• Problem description
Every line from the top of the records through the line containing "riolita_y = [5.6]" should be retyped exactly; the pictures should not.

= = = = = = =

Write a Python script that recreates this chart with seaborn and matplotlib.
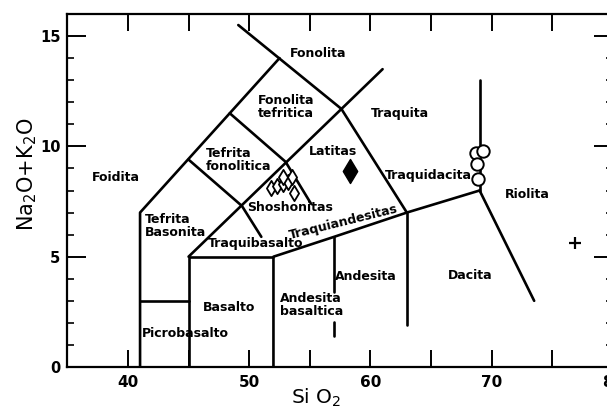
import matplotlib
matplotlib.use("Agg")
import matplotlib.pyplot as plt
from matplotlib.ticker import MultipleLocator, FuncFormatter
import pandas as pd
import seaborn as sns

# --- TAS field boundaries (SiO2 wt%, Na2O+K2O wt%) ---
foidita_line = [(41, 0), (41, 7), (52.5, 14)]
fonolita_line = [(49.1, 15.5), (57.6, 11.7), (63, 7)]
traquita_line = [(45, 5), (61, 13.5)]
tefrita_line = [(45, 9.4), (49.4, 7.3), (51.0, 5.9)]
shoshonita_line = [(48.4, 11.5), (53, 9.3), (55.1, 7.4)]
picrobasalto_line = [(41, 3), (45, 3)]
basalto_line = [(45, 0), (45, 5), (52, 5)]
subalcalino_line = [(52, 0), (52, 5), (57, 5.9), (63, 7), (69, 8)]
andesita_upper = [(57, 5.9), (57, 3.4)]
andesita_lower = [(57, 2.05), (57, 1.4)]
dacita_line = [(63, 7), (63, 1.9)]
riolita_line = [(69, 8), (73.5, 3)]
traquidacita_line = [(69, 8), (69, 13)]

boundaries = [foidita_line, fonolita_line, traquita_line, tefrita_line,
              shoshonita_line, picrobasalto_line, basalto_line,
              subalcalino_line, andesita_upper, andesita_lower,
              dacita_line, riolita_line, traquidacita_line]

# --- Samples ---
shoshonita_x = [51.8, 52.3, 52.8, 53.2, 53.5, 52.8, 53.7]
shoshonita_y = [8.1, 8.2, 8.3, 8.4, 8.6, 8.6, 7.9]
latita_x = [58.3]
latita_y = [8.9]
traquidacita_x = [68.7, 69.3, 68.8, 68.9]
traquidacita_y = [9.7, 9.8, 9.2, 8.5]
riolita_x = [76.9]
riolita_y = [5.6]

rows = []
for i, seg in enumerate(boundaries):
    for (sx, sy) in seg:
        rows.append({"seg": i, "SiO2": sx, "alk": sy})
lines_df = pd.DataFrame(rows)

sns.set_style("ticks")
plt.rcParams["font.family"] = ["DejaVu Sans"]
plt.rcParams.update({"text.color": "black", "axes.labelcolor": "black",
                     "xtick.color": "black", "ytick.color": "black",
                     "axes.edgecolor": "black"})

fig = plt.figure(figsize=(6.07, 4.09), dpi=100)
ax = fig.add_axes([67.3 / 607, 42 / 409, 545.7 / 607, 353 / 409])

sns.lineplot(data=lines_df, x="SiO2", y="alk", units="seg", estimator=None,
             sort=False, color="black", lw=1.9, ax=ax, legend=False)

sns.scatterplot(x=shoshonita_x, y=shoshonita_y, marker="d", s=60,
                facecolor="white", edgecolor="black", linewidth=1.3, ax=ax, zorder=3)
sns.scatterplot(x=latita_x, y=latita_y, marker="d", s=150,
                color="black", edgecolor="black", linewidth=1, ax=ax, zorder=3)
sns.scatterplot(x=traquidacita_x, y=traquidacita_y, marker="o", s=80,
                facecolor="white", edgecolor="black", linewidth=1.4, ax=ax, zorder=3)
sns.scatterplot(x=riolita_x, y=riolita_y, marker="+", s=80,
                color="black", linewidth=1.6, ax=ax, zorder=3)

# Field names
txt = dict(fontsize=9, fontweight="bold", color="black", va="center")
ax.text(55.7, 14.2, "Fonolita", ha="center", **txt)
ax.text(50.7, 11.8, "Fonolita\ntefritica", ha="left", linespacing=1.0, **txt)
ax.text(46.4, 9.4, "Tefrita\nfonolitica", ha="left", linespacing=1.0, **txt)
ax.text(41.4, 6.4, "Tefrita\nBasonita", ha="left", linespacing=1.0, **txt)
ax.text(37.0, 8.6, "Foidita", ha="left", **txt)
ax.text(56.9, 9.75, "Latitas", ha="center", **txt)
ax.text(62.4, 11.5, "Traquita", ha="center", **txt)
ax.text(64.8, 8.7, "Traquidacita", ha="center", **txt)
ax.text(72.9, 7.8, "Riolita", ha="center", **txt)
ax.text(68.2, 4.15, "Dacita", ha="center", **txt)
ax.text(59.6, 4.1, "Andesita", ha="center", **txt)
ax.text(52.5, 2.8, "Andesita\nbasaltica", ha="left", linespacing=1.0, **txt)
ax.text(48.3, 2.7, "Basalto", ha="center", **txt)
ax.text(44.7, 1.5, "Picrobasalto", ha="center", **txt)
ax.text(50.5, 5.6, "Traquibasalto", ha="center", **txt)
ax.text(53.4, 7.25, "Shoshonitas", ha="center", **txt)
ax.text(57.8, 6.55, "Traquiandesitas", ha="center", rotation=14,
        rotation_mode="anchor", **txt)

ax.set_xlim(35, 80)
ax.set_ylim(0, 16)

ax.xaxis.set_major_locator(MultipleLocator(5))
ax.xaxis.set_major_formatter(FuncFormatter(lambda v, p: f"{v:.0f}" if v % 10 == 0 else ""))
ax.yaxis.set_major_locator(MultipleLocator(5))
ax.yaxis.set_minor_locator(MultipleLocator(1))

ax.tick_params(axis="x", which="major", direction="in", length=12.5, width=1.4,
               top=True, bottom=True, labelsize=11, pad=6, color="black",
               labelcolor="black")
ax.tick_params(axis="y", which="major", direction="in", length=13.5, width=1.4,
               left=True, right=True, labelsize=10.5, pad=5, color="black",
               labelcolor="black")
ax.tick_params(axis="y", which="minor", direction="in", length=5, width=1.2,
               left=True, right=True, color="black")
for lab in ax.get_xticklabels() + ax.get_yticklabels():
    lab.set_fontweight("bold")

for sp in ax.spines.values():
    sp.set_linewidth(1.6)
    sp.set_color("black")

ax.set_xlabel("Si O$_2$", fontsize=14.5, color="black")
ax.set_ylabel("Na$_2$O+K$_2$O", fontsize=15, color="black")
ax.xaxis.set_label_coords(0.456, -0.055)
ax.yaxis.set_label_coords(-0.052, 0.547)

fig.savefig("out.png", dpi=100)
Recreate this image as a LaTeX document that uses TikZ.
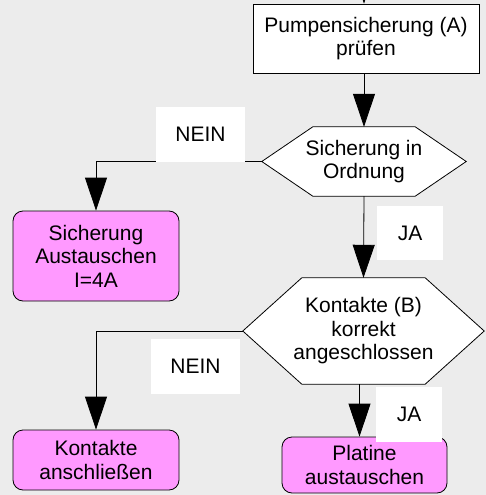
\documentclass[tikz,border=0pt]{standalone}
\usepackage{fontspec}
\setmainfont{Liberation Sans}
\usetikzlibrary{arrows.meta,calc,backgrounds}
\definecolor{bg}{RGB}{236,236,236}
\definecolor{pinkbox}{RGB}{255,153,255}
\begin{document}
\begin{tikzpicture}[x=1pt,y=-1pt,
  txt/.style={font=\fontsize{21}{23.5}\selectfont, align=center, inner sep=0pt},
  procbox/.style={txt, draw=black, line width=0.8pt, fill=white},
  actbox/.style={txt, draw=black, line width=0.8pt, fill=pinkbox, rounded corners=10pt},
  hexarea/.style={txt},
  hexline/.style={draw=black, fill=white, line width=0.8pt},
  lbl/.style={txt, fill=white},
  flow/.style={line width=0.8pt, -{Triangle[length=33pt,width=22pt]}},
]
\useasboundingbox (0,0) rectangle (486,495);
\clip (0,0) rectangle (486,495);

% process box
\node[procbox, minimum width=226pt, minimum height=69pt] (top) at (366,38.5) {Pumpensicherung (A)\\prüfen};

% decision areas (hexagons drawn on background layer)
\node[hexarea, minimum width=204pt, minimum height=69pt] (h1) at (364,161.5) {Sicherung in\\Ordnung};
\node[hexarea, minimum width=241pt, minimum height=106pt] (h2) at (363.5,331) {Kontakte (B)\\korrekt\\angeschlossen};

% action boxes
\node[actbox, minimum width=166pt, minimum height=90pt] (sich) at (96,256) {Sicherung\\Austauschen\\I=4A};
\node[actbox, minimum width=166pt, minimum height=60pt] (kont) at (96,460) {Kontakte\\anschließen};
\node[actbox, minimum width=165pt, minimum height=56pt] (plat) at (364.5,465) {Platine\\austauschen};

\begin{pgfonlayer}{background}
  \fill[bg] (0,0) rectangle (486,495);
  \path[hexline] (h1.west) -- ($(h1.north west)+(51,0)$) -- ($(h1.north east)+(-51,0)$) -- (h1.east)
     -- ($(h1.south east)+(-51,0)$) -- ($(h1.south west)+(51,0)$) -- cycle;
  \path[hexline] (h2.west) -- ($(h2.north west)+(59,0)$) -- ($(h2.north east)+(-59,0)$) -- (h2.east)
     -- ($(h2.south east)+(-59,0)$) -- ($(h2.south west)+(59,0)$) -- cycle;
\end{pgfonlayer}

% connectors
\coordinate (topin) at (364,-40);
\draw[flow] (topin) -- (topin |- top.north);
\draw[flow] (h1.north |- top.south) -- (h1.north);
\draw[flow] (h1.west) -| (sich.north);
\draw[flow] (h1.south) -- (h2.north);
\draw[flow] (h2.west) -| (kont.north);
\draw[flow] ([xshift=-4pt]h2.south) -- ([xshift=-4pt]h2.south |- plat.north);

% labels
\node[lbl, minimum width=89pt, minimum height=55pt] (nein1) at (200.5,134.5) {NEIN};
\node[lbl, minimum width=66pt, minimum height=54pt] (ja1) at (410,233) {JA};
\node[lbl, minimum width=89pt, minimum height=55pt] (nein2) at (195.5,366.5) {NEIN};
\node[lbl, minimum width=66pt, minimum height=55pt] (ja2) at (409,414.5) {JA};
\end{tikzpicture}
\end{document}
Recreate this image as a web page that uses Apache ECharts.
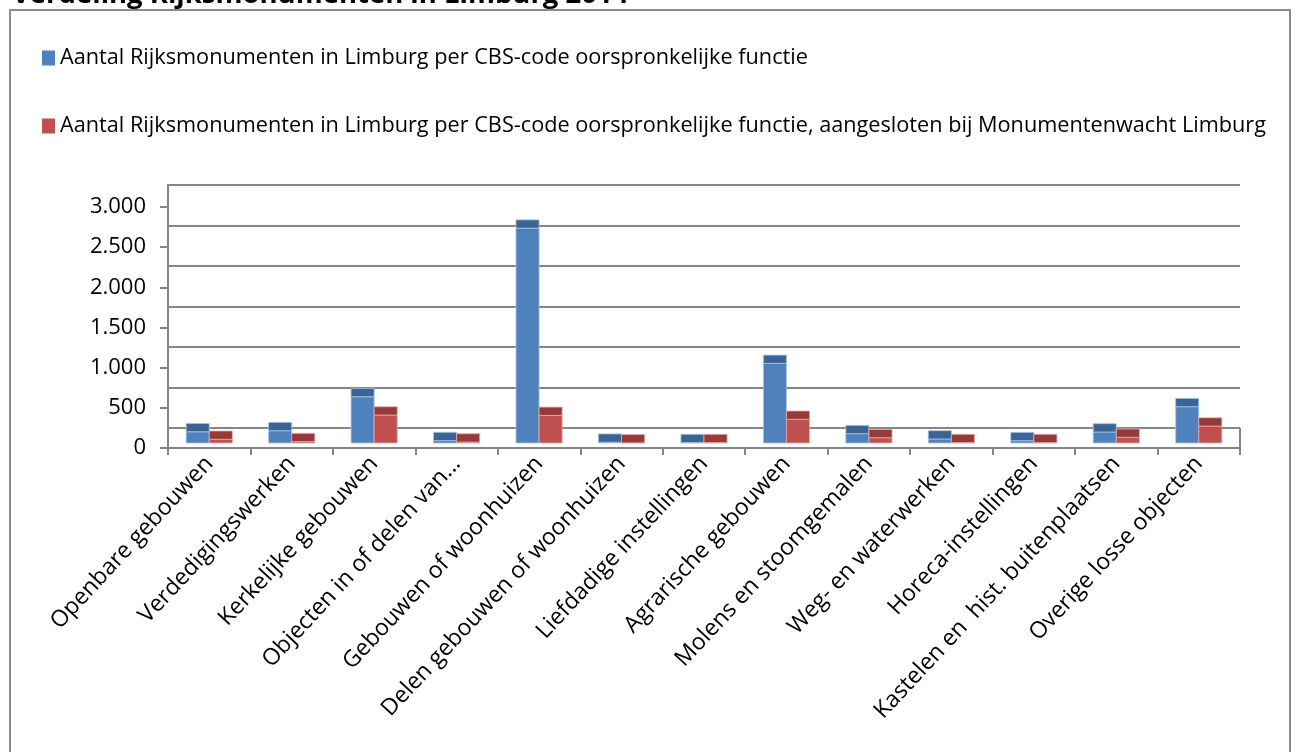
<!DOCTYPE html>
<html><head><meta charset="utf-8">
<script src="https://cdn.jsdelivr.net/npm/echarts@6/dist/echarts.min.js"></script>
<style>html,body{margin:0;padding:0;background:#fff}#c{width:1296px;height:752px}</style>
</head><body><div id="c"></div>
<script>
const titleText = 'Verdeling Rijksmonumenten in Limburg 2014';
const categories = [
  'Openbare gebouwen',
  'Verdedigingswerken',
  'Kerkelijke gebouwen',
  'Objecten in of delen van...',
  'Gebouwen of woonhuizen',
  'Delen gebouwen of woonhuizen',
  'Liefdadige instellingen',
  'Agrarische gebouwen',
  'Molens en stoomgemalen',
  'Weg- en waterwerken',
  'Horeca-instellingen',
  'Kastelen en  hist. buitenplaatsen',
  'Overige losse objecten'
];
const seriesNames = [
  'Aantal Rijksmonumenten in Limburg per CBS-code oorspronkelijke functie',
  'Aantal Rijksmonumenten in Limburg per CBS-code oorspronkelijke functie, aangesloten bij Monumentenwacht Limburg'
];
const totalValues = [140, 153, 576, 30, 2674, 10, 5, 991, 116, 50, 29, 137, 452];
const mwValues    = [46, 17, 348, 12, 344, 2, 5, 295, 66, 5, 5, 71, 211];
const yTickValues = [0, 500, 1000, 1500, 2000, 2500, 3000];
const yTickLabels = ['0', '500', '1.000', '1.500', '2.000', '2.500', '3.000'];

const FONT = '"Open Sans", Lato, sans-serif';
const GRID_COLOR = '#868686';

function makeRender(side, front, topCol, edge) {
  return function (params, api) {
    const i = api.value(0), v = api.value(1);
    const base = api.coord([i, 0]);
    const tp = api.coord([i, v]);
    const band = api.size([1, 0])[0];
    const w = band * 0.28;
    const x = side === 0 ? base[0] - w : base[0];
    const depth = 8.3;
    return {
      type: 'group',
      children: [
        { type: 'rect', shape: { x: x, y: tp[1], width: w, height: base[1] - tp[1] },
          style: { fill: front, stroke: edge, lineWidth: 1 } },
        { type: 'rect', shape: { x: x, y: tp[1] - depth, width: w, height: depth },
          style: { fill: topCol, stroke: edge, lineWidth: 1 } }
      ]
    };
  };
}

const chart = echarts.init(document.getElementById('c'));
chart.setOption({
  animation: false,
  backgroundColor: '#fff',
  graphic: [
    { type: 'rect', shape: { x: 10, y: 10, width: 1280, height: 780 },
      style: { fill: 'none', stroke: '#8c8c8c', lineWidth: 2 }, silent: true },
    { type: 'text', x: 12, y: -5, silent: true,
      style: { text: titleText, font: 'bold 27.5px ' + FONT, fill: '#000', verticalAlign: 'middle' } },
    { type: 'line', shape: { x1: 1240, y1: 428, x2: 1240, y2: 448 },
      style: { stroke: GRID_COLOR, lineWidth: 2 }, silent: true }
  ],
  legend: {
    orient: 'vertical', left: 42, top: 45, padding: 0,
    itemWidth: 13, itemHeight: 15, itemGap: 42,
    icon: 'rect',
    data: seriesNames,
    textStyle: { fontSize: 21.7, fontFamily: FONT, color: '#000', lineHeight: 26 }
  },
  grid: [
    { left: 168, width: 1072, top: 207, height: 241 },
    { left: 168, width: 1072, top: 185, height: 243 },
    { left: 168, width: 1072, top: 202, height: 241 }
  ],
  xAxis: [
    { type: 'category', gridIndex: 0, data: categories, boundaryGap: true,
      axisLine: { lineStyle: { color: GRID_COLOR, width: 2 } },
      axisTick: { show: true, interval: 0, length: 7, lineStyle: { color: GRID_COLOR, width: 2 } },
      axisLabel: { interval: 0, rotate: 47, margin: 12, fontSize: 23, fontFamily: FONT, color: '#000' },
      splitLine: { show: false } },
    { type: 'category', gridIndex: 1, data: categories, show: false },
    { type: 'category', gridIndex: 2, data: categories, show: false }
  ],
  yAxis: [
    { type: 'value', gridIndex: 0, min: 0, max: 3000, interval: 500,
      axisLine: { show: true, lineStyle: { color: GRID_COLOR, width: 2 } },
      axisTick: { show: true, length: 8, lineStyle: { color: GRID_COLOR, width: 2 } },
      axisLabel: { margin: 22, fontSize: 22, fontFamily: FONT, color: '#000',
        formatter: function (v) { const k = yTickValues.indexOf(v); return k >= 0 ? yTickLabels[k] : ''; } },
      splitLine: { show: false } },
    { type: 'value', gridIndex: 1, min: 0, max: 3000, interval: 500,
      axisLine: { show: true, lineStyle: { color: GRID_COLOR, width: 2 } },
      axisTick: { show: false }, axisLabel: { show: false },
      splitLine: { show: true, lineStyle: { color: GRID_COLOR, width: 2 } } },
    { type: 'value', gridIndex: 2, min: 0, max: 3000, show: false, splitLine: { show: false } }
  ],
  series: [
    { name: seriesNames[0], type: 'custom', xAxisIndex: 2, yAxisIndex: 2,
      itemStyle: { color: '#4F81BD' },
      renderItem: makeRender(0, '#4F81BD', '#3B6494', 'rgba(170,195,230,0.8)'),
      data: totalValues.map(function (v, i) { return [i, v]; }) },
    { name: seriesNames[1], type: 'custom', xAxisIndex: 2, yAxisIndex: 2,
      itemStyle: { color: '#C0504D' },
      renderItem: makeRender(1, '#C0504D', '#943A38', 'rgba(235,170,168,0.8)'),
      data: mwValues.map(function (v, i) { return [i, v]; }) }
  ]
});
</script></body></html>
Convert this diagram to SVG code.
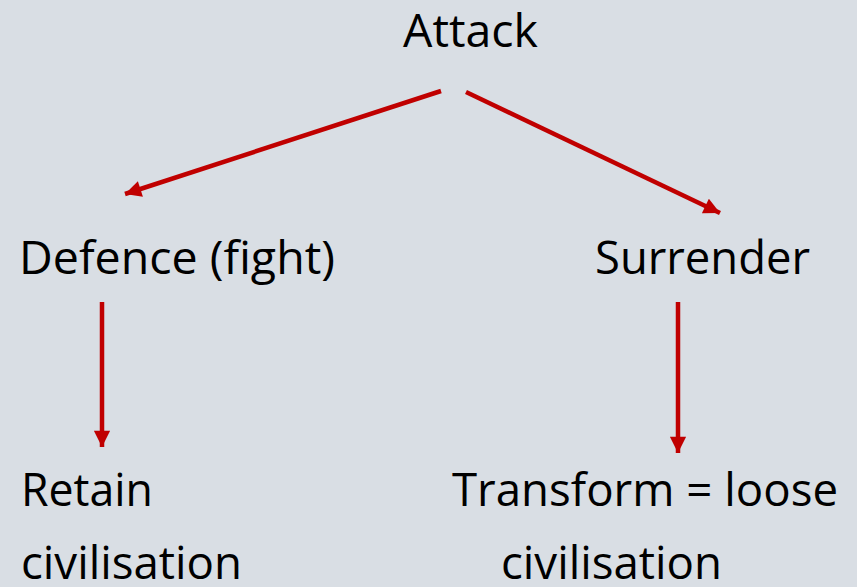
<svg xmlns="http://www.w3.org/2000/svg" width="857" height="587" viewBox="0 0 857 587">
<defs>
<style>
.t{font-family:"Open Sans","Noto Sans","Liberation Sans",sans-serif;font-size:46px;fill:#000;}
.c{stroke:#C00000;stroke-width:4.5;fill:none;}
</style>
<marker id="ah" viewBox="0 0 10 10" refX="10" refY="5" markerWidth="4" markerHeight="3.6" markerUnits="strokeWidth" orient="auto">
<path d="M0,0 L10,5 L0,10 z" fill="#C00000"/>
</marker>
</defs>
<rect width="857" height="587" fill="#D9DEE4"/>
<g id="connectors">
<line class="c" x1="441" y1="91" x2="125" y2="194" marker-end="url(#ah)"/>
<line class="c" x1="466" y1="92" x2="720" y2="213" marker-end="url(#ah)"/>
<line class="c" x1="102" y1="302" x2="102" y2="447" marker-end="url(#ah)"/>
<line class="c" x1="678" y1="302" x2="678" y2="453" marker-end="url(#ah)"/>
</g>
<g id="attack"><text class="t" x="403" y="47" textLength="135" lengthAdjust="spacingAndGlyphs">Attack</text></g>
<g id="defence"><text class="t" x="19" y="274" textLength="316" lengthAdjust="spacingAndGlyphs">Defence (fight)</text></g>
<g id="surrender"><text class="t" x="595" y="274" textLength="215" lengthAdjust="spacingAndGlyphs">Surrender</text></g>
<g id="retain">
<text class="t" x="21" y="506" textLength="132" lengthAdjust="spacingAndGlyphs">Retain</text>
<text class="t" x="21" y="579" textLength="221" lengthAdjust="spacingAndGlyphs">civilisation</text>
</g>
<g id="transform">
<text class="t" x="452" y="506" textLength="386" lengthAdjust="spacingAndGlyphs">Transform = loose</text>
<text class="t" x="501" y="579" textLength="221" lengthAdjust="spacingAndGlyphs">civilisation</text>
</g>
</svg>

= = = = = = =

• Finished task
Write a Python script that recreates this chart with seaborn and matplotlib.
import matplotlib
matplotlib.use("Agg")
import matplotlib.pyplot as plt
from matplotlib.ticker import MultipleLocator, FuncFormatter
import pandas as pd
import seaborn as sns

# --- TAS field boundaries (SiO2 wt%, Na2O+K2O wt%) ---
foidita_line = [(41, 0), (41, 7), (52.5, 14)]
fonolita_line = [(49.1, 15.5), (57.6, 11.7), (63, 7)]
traquita_line = [(45, 5), (61, 13.5)]
tefrita_line = [(45, 9.4), (49.4, 7.3), (51.0, 5.9)]
shoshonita_line = [(48.4, 11.5), (53, 9.3), (55.1, 7.4)]
picrobasalto_line = [(41, 3), (45, 3)]
basalto_line = [(45, 0), (45, 5), (52, 5)]
subalcalino_line = [(52, 0), (52, 5), (57, 5.9), (63, 7), (69, 8)]
andesita_upper = [(57, 5.9), (57, 3.4)]
andesita_lower = [(57, 2.05), (57, 1.4)]
dacita_line = [(63, 7), (63, 1.9)]
riolita_line = [(69, 8), (73.5, 3)]
traquidacita_line = [(69, 8), (69, 13)]

boundaries = [foidita_line, fonolita_line, traquita_line, tefrita_line,
              shoshonita_line, picrobasalto_line, basalto_line,
              subalcalino_line, andesita_upper, andesita_lower,
              dacita_line, riolita_line, traquidacita_line]

# --- Samples ---
shoshonita_x = [51.8, 52.3, 52.8, 53.2, 53.5, 52.8, 53.7]
shoshonita_y = [8.1, 8.2, 8.3, 8.4, 8.6, 8.6, 7.9]
latita_x = [58.3]
latita_y = [8.9]
traquidacita_x = [68.7, 69.3, 68.8, 68.9]
traquidacita_y = [9.7, 9.8, 9.2, 8.5]
riolita_x = [76.9]
riolita_y = [5.6]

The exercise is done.